### WHAT THE EXERCISE ASKS
Return only the lines from the start of the records through the line that contains "import pandas as pd", inclusive; leave out all pictures.

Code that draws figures
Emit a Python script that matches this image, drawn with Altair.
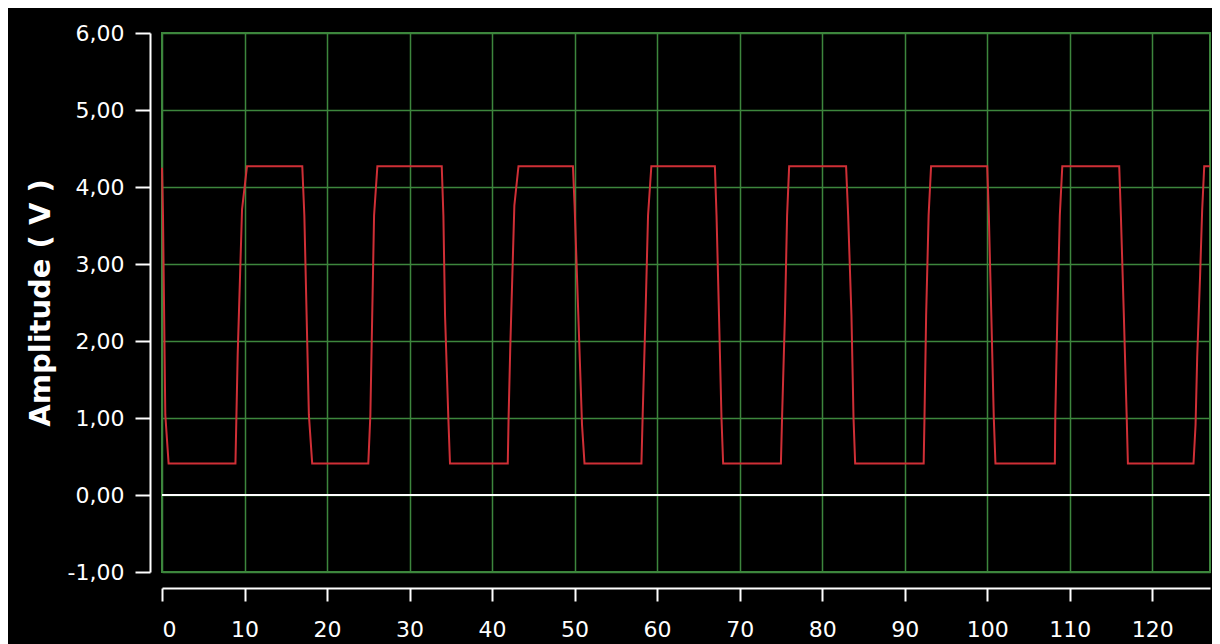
import altair as alt
import pandas as pd

# Waveform corner points (time index, amplitude in V)
time_idx = [
    0.0, 0.12, 0.4, 0.8,
    8.9, 9.17, 9.7, 10.3,
    17.0, 17.25, 17.8, 18.2,
    25.0, 25.25, 25.7, 26.1,
    33.9, 34.1, 34.3, 34.7, 34.9,
    41.9, 42.0, 42.2, 42.7, 43.2,
    49.8, 50.0, 50.3, 50.9, 51.2,
    58.1, 58.25, 58.6, 58.9, 59.3,
    67.0, 67.2, 67.5, 67.8, 68.0,
    75.0, 75.15, 75.5, 75.75, 76.0,
    82.9, 83.15, 83.55, 83.8, 84.0,
    92.3, 92.4, 92.6, 92.9, 93.2,
    100.0, 100.2, 100.5, 100.8, 101.0,
    108.2, 108.25, 108.5, 108.8, 109.1,
    116.0, 116.2, 116.55, 116.9, 117.05,
    125.0, 125.25, 125.45, 125.8, 126.05, 126.3, 127.0,
]
amplitude = [
    4.25, 3.63, 1.04, 0.41,
    0.41, 1.82, 3.71, 4.27,
    4.27, 3.63, 1.04, 0.41,
    0.41, 1.04, 3.63, 4.27,
    4.27, 3.63, 2.33, 1.00, 0.41,
    0.41, 1.00, 1.90, 3.76, 4.27,
    4.27, 3.76, 2.81, 0.91, 0.41,
    0.41, 1.04, 2.37, 3.63, 4.27,
    4.27, 3.63, 2.33, 1.00, 0.41,
    0.41, 1.04, 2.37, 3.63, 4.27,
    4.27, 3.63, 2.33, 1.00, 0.41,
    0.41, 1.00, 2.33, 3.63, 4.27,
    4.27, 3.63, 2.33, 1.00, 0.41,
    0.41, 1.00, 2.33, 3.63, 4.27,
    4.27, 3.63, 2.37, 1.04, 0.41,
    0.41, 0.91, 1.80, 2.85, 3.70, 4.27, 4.27,
]
x_ticks = [0, 10, 20, 30, 40, 50, 60, 70, 80, 90, 100, 110, 120]
y_ticks = [-1, 0, 1, 2, 3, 4, 5, 6]
y_title = "Amplitude ( V )"

df = pd.DataFrame({"t": time_idx, "v": amplitude, "i": list(range(len(time_idx)))})
zero_df = pd.DataFrame({"v": [0]})

GREEN = "#3d863d"

x_enc = alt.X(
    "t:Q",
    scale=alt.Scale(domain=[0, 127], nice=False, zero=False),
    axis=alt.Axis(values=x_ticks, title=None, format="d", offset=16,
                  tickSize=13, labelPadding=18),
)
y_enc = alt.Y(
    "v:Q",
    scale=alt.Scale(domain=[-1, 6], nice=False),
    axis=alt.Axis(
        values=y_ticks, title=y_title, offset=12, tickSize=15,
        labelPadding=11, titlePadding=12,
        labelExpr="(datum.value < 0 ? '-' : '') + replace(format(abs(datum.value), '.2f'), '.', ',')",
    ),
)

zero_line = alt.Chart(zero_df).mark_rule(color="white", strokeWidth=2).encode(y=y_enc)

wave = alt.Chart(df).mark_line(color="#cf2f36", strokeWidth=2).encode(
    x=x_enc, y=y_enc, order="i:Q"
)

chart = (
    alt.layer(zero_line, wave)
    .properties(
        width=1048,
        height=539,
        background="black",
        padding={"left": 154, "top": 25, "right": 2, "bottom": 72},
        autosize=alt.AutoSizeParams(type="none"),
    )
    .configure_view(stroke=GREEN, strokeWidth=2, fill="black")
    .configure_axis(
        gridColor=GREEN,
        gridWidth=1.5,
        gridOpacity=1,
        domainColor="white",
        domainWidth=2,
        tickColor="white",
        tickWidth=2,
        labelColor="white",
        labelFont="DejaVu Sans",
        labelFontSize=22,
        titleColor="white",
        titleFont="DejaVu Sans",
        titleFontWeight="bold",
        titleFontSize=29,
    )
)

chart.save("out.html", embed_options={"renderer": "svg", "actions": False})
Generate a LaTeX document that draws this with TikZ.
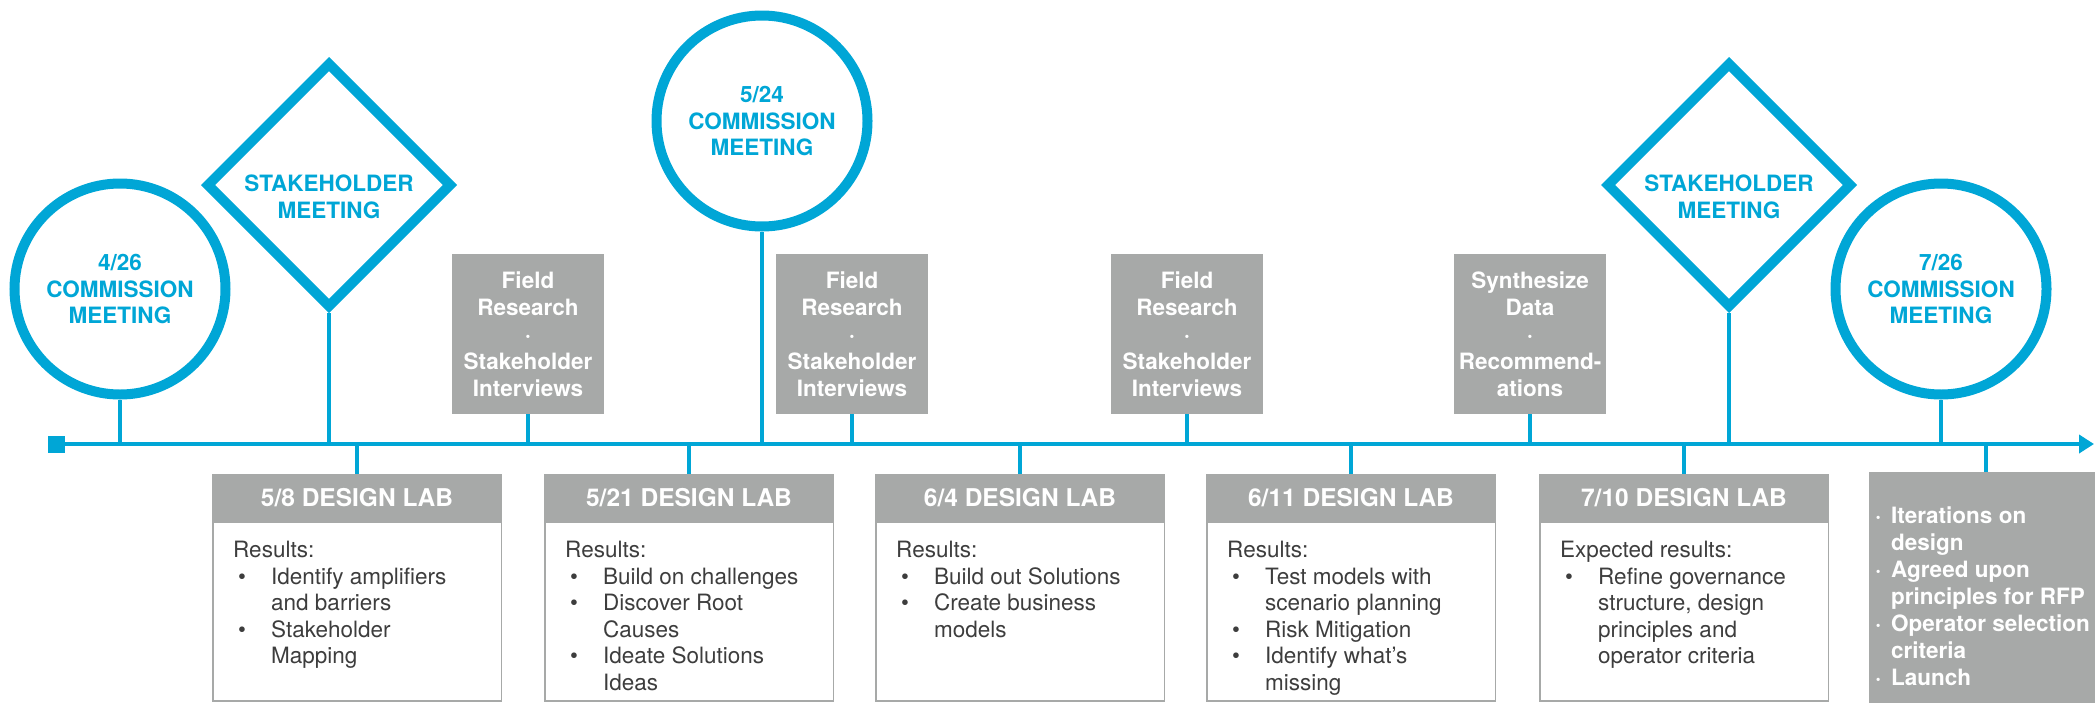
\documentclass[tikz,border=0pt]{standalone}
\usepackage{fontspec}
\setmainfont{TeX Gyre Heros}
\usetikzlibrary{shapes.geometric,arrows.meta,positioning}
\definecolor{tlblue}{HTML}{00A6D6}
\definecolor{tlgray}{HTML}{A7A9A8}
\definecolor{tltext}{HTML}{3D3D3D}
\newcommand{\labbullet}{\hspace{5pt}\textbullet}
\newcommand{\nextdot}{\hspace{2pt}\textperiodcentered}

\begin{document}
\begin{tikzpicture}[x=1pt,y=-1pt,
            meeting/.style={circle, draw=tlblue, line width=10pt, minimum size=211pt, inner sep=0pt, align=center, text=tlblue, font=\fontsize{22.5}{26.5}\selectfont\bfseries},
            stakeholder/.style={diamond, draw=tlblue, line width=10pt, minimum width=246pt, minimum height=246pt, inner sep=0pt},
            bluetext/.style={align=center, text=tlblue, font=\fontsize{22.5}{26.5}\selectfont\bfseries},
            field/.style={rectangle, fill=tlgray, minimum width=152pt, minimum height=160pt, inner sep=0pt, align=center, text=white, font=\fontsize{22.5}{27}\selectfont\bfseries},
            labhead/.style={rectangle, fill=tlgray, minimum width=290pt, minimum height=48pt, inner sep=0pt, text=white, font=\fontsize{24.5}{28}\selectfont\bfseries},
            labbody/.style={rectangle, draw=tlgray, line width=1.5pt, minimum width=288.5pt, minimum height=179pt, inner sep=0pt},
            labtext/.style={anchor=north west, inner sep=0pt, text=tltext, font=\fontsize{22.5}{26.5}\selectfont},
            stem/.style={draw=tlblue, line width=4.5pt}
            ]
            \useasboundingbox (0,0) rectangle (2095,702);

            \node[fill=tlblue, minimum size=17pt, inner sep=0pt] (sq) at (56,444) {};
            \coordinate (end) at (2094,444);

            % above the line
            \node[meeting] (m1) at (120,289) {4/26\\COMMISSION\\MEETING};
            \node[stakeholder, label={[bluetext, yshift=-12pt]center:{STAKEHOLDER\\MEETING}}] (s1) at (329,185) {};
            \node[field] (f1) at (528,334) {Field\\Research\\·\\Stakeholder\\Interviews};
            \node[meeting] (m2) at (762,121) {5/24\\COMMISSION\\MEETING};
            \node[field] (f2) at (852,334) {Field\\Research\\·\\Stakeholder\\Interviews};
            \node[field] (f3) at (1187,334) {Field\\Research\\·\\Stakeholder\\Interviews};
            \node[field] (f4) at (1530,334) {Synthesize\\Data\\·\\Recommend-\\ations};
            \node[stakeholder, label={[bluetext, yshift=-12pt]center:{STAKEHOLDER\\MEETING}}] (s2) at (1729,185) {};
            \node[meeting] (m3) at (1941,289) {7/26\\COMMISSION\\MEETING};

            % below the line
            \node[labhead] (lab1) at (357,498) {5/8 DESIGN LAB};
            \node[labhead] (lab2) at (689,498) {5/21 DESIGN LAB};
            \node[labhead] (lab3) at (1020,498) {6/4 DESIGN LAB};
            \node[labhead] (lab4) at (1351,498) {6/11 DESIGN LAB};
            \node[labhead] (lab5) at (1684,498) {7/10 DESIGN LAB};

            \node[labbody] (body1) at (357,611.5) {};
            \node[labbody] (body2) at (689,611.5) {};
            \node[labbody] (body3) at (1020,611.5) {};
            \node[labbody] (body4) at (1351,611.5) {};
            \node[labbody] (body5) at (1684,611.5) {};

            \node[labtext] (res1) at (233,539) {\begin{tabular}{@{}p{38pt}@{}l@{}}
                \multicolumn{2}{@{}l@{}}{Results:}\\
                \labbullet & Identify amplifiers\\
                & and barriers\\
                \labbullet & Stakeholder\\
                & Mapping
            \end{tabular}};
            \node[labtext] (res2) at (565,539) {\begin{tabular}{@{}p{38pt}@{}l@{}}
                \multicolumn{2}{@{}l@{}}{Results:}\\
                \labbullet & Build on challenges\\
                \labbullet & Discover Root\\
                & Causes\\
                \labbullet & Ideate Solutions\\
                & Ideas
            \end{tabular}};
            \node[labtext] (res3) at (896,539) {\begin{tabular}{@{}p{38pt}@{}l@{}}
                \multicolumn{2}{@{}l@{}}{Results:}\\
                \labbullet & Build out Solutions\\
                \labbullet & Create business\\
                & models
            \end{tabular}};
            \node[labtext] (res4) at (1227,539) {\begin{tabular}{@{}p{38pt}@{}l@{}}
                \multicolumn{2}{@{}l@{}}{Results:}\\
                \labbullet & Test models with\\
                & scenario planning\\
                \labbullet & Risk Mitigation\\
                \labbullet & Identify what’s\\
                & missing
            \end{tabular}};
            \node[labtext] (res5) at (1560,539) {\begin{tabular}{@{}p{38pt}@{}l@{}}
                \multicolumn{2}{@{}l@{}}{Expected results:}\\
                \labbullet & Refine governance\\
                & structure, design\\
                & principles and\\
                & operator criteria
            \end{tabular}};

            \node[rectangle, fill=tlgray, anchor=north west, minimum width=234pt, minimum height=240pt, inner sep=0pt] (launch) at (1869,472) {};
            \node[labtext, text=white, font=\fontsize{22.5}{27}\selectfont\bfseries] (todo) at (1873,504) {\begin{tabular}{@{}p{18pt}@{}l@{}}
                \nextdot & Iterations on\\
                & design\\
                \nextdot & Agreed upon\\
                & principles for RFP\\
                \nextdot & Operator selection\\
                & criteria\\
                \nextdot & Launch
            \end{tabular}};

            \draw[stem] (m1) -- (m1 |- sq);
            \draw[stem] (s1) -- (s1 |- sq);
            \draw[stem] (f1) -- (f1 |- sq);
            \draw[stem] (m2) -- (m2 |- sq);
            \draw[stem] (f2) -- (f2 |- sq);
            \draw[stem] (f3) -- (f3 |- sq);
            \draw[stem] (f4) -- (f4 |- sq);
            \draw[stem] (s2) -- (s2 |- sq);
            \draw[stem] (m3) -- (m3 |- sq);

            \draw[stem] (lab1 |- sq) -- (lab1);
            \draw[stem] (lab2 |- sq) -- (lab2);
            \draw[stem] (lab3 |- sq) -- (lab3);
            \draw[stem] (lab4 |- sq) -- (lab4);
            \draw[stem] (lab5 |- sq) -- (lab5);
            \draw[stem] (launch |- sq) -- (launch);

            \draw[stem, -{Triangle[length=15pt, width=18pt]}] (sq) -- (end);

            \end{tikzpicture}
\end{document}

### THE COMPLETED TASK
Emit a Python script that matches this image, drawn with Altair.
import altair as alt
import pandas as pd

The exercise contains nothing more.